Separation of variables is a technique used to solve differential equations. It involves rearranging the equation so that each variable and its differential are on separate sides. This allows for simpler integration. In our exercise, we start with the differential equation \( y' = -xy \). To use separation of variables, we'll rewrite it as \( \frac{dy}{y} = -x \, dx \).
This step is crucial because it isolates each variable alongside its corresponding differential component. By doing this:

• We enable independent integration of the variables, which simplifies solving the equation.
• We prep the problem for the integration process, paving the way for finding explicit solutions to the differential equation.

Understanding separation of variables is essential because it simplifies complex differential equations and often leads directly to an explicit solution.

Integration involves finding the antiderivative of a function. Once we have separated the variables, we can integrate both sides of our equation. The equation \( \frac{dy}{y} = -x \, dx \) allows us to apply integration:
\[ \int \frac{1}{y} \, dy = \int -x \, dx \]
On the left, we integrate \( \frac{1}{y} \), which results in \( \ln |y| \). On the right, integrating \( -x \) yields \( -\frac{1}{2}x^2 + C \), where \( C \) is the constant of integration.

• Indefinite integration requires the inclusion of a constant of integration, "C," since the antiderivative is non-unique.
• Integration reverses the process of differentiation, allowing us to uncover original functions from their rates of change.

This process transforms the separated variables into a solvable equation, which is key in moving toward expressing \( y \) explicitly.

Exponential functions are mathematical expressions where variables appear as exponents.

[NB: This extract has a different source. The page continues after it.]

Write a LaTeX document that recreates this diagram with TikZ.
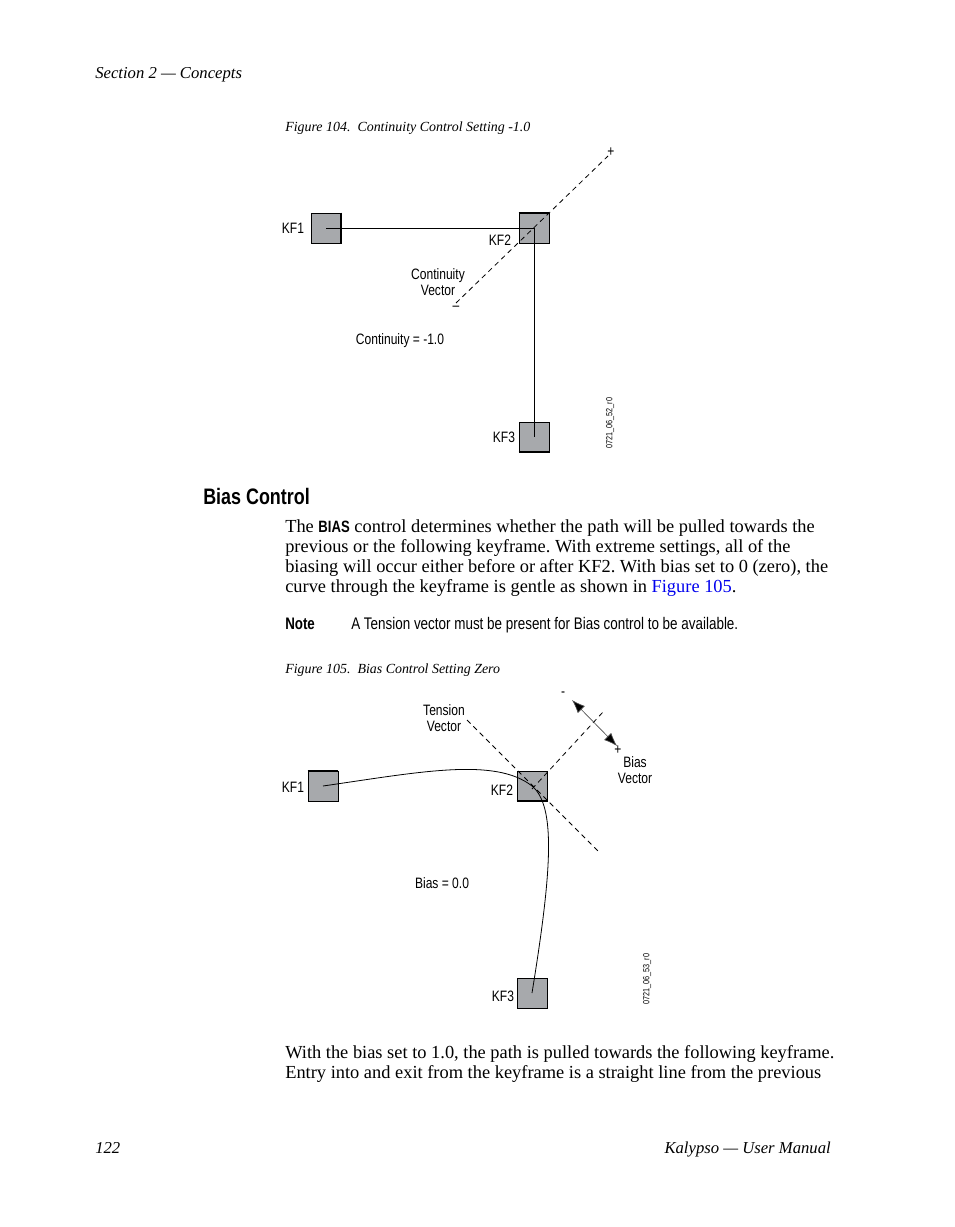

After integrating and obtaining the equation \( \ln |y| = -\frac{1}{2}x^2 + C \), we'll use exponentiation to solve for \( y \):
Exponentiating both sides, we have:\[ |y| = e^{-\frac{1}{2}x^2 + C} \]
Exponentiating eliminates the natural logarithm, simplifying our expression to an exponential form. Since \( e^{a+b} = e^a \cdot e^b \), this can be further simplified:\[ y = \pm e^Ce^{-\frac{1}{2}x^2} \], where \( C_1 = \pm e^C \).
Exponential functions are powerful:

• They grow or decay at rates proportional to their current value, which is essential in modeling real-world phenomena.
• They help simplify the transition from logarithmic to explicit form.

Understanding exponential functions illuminates how solutions behave, particularly in growth or decay scenarios in differential equations.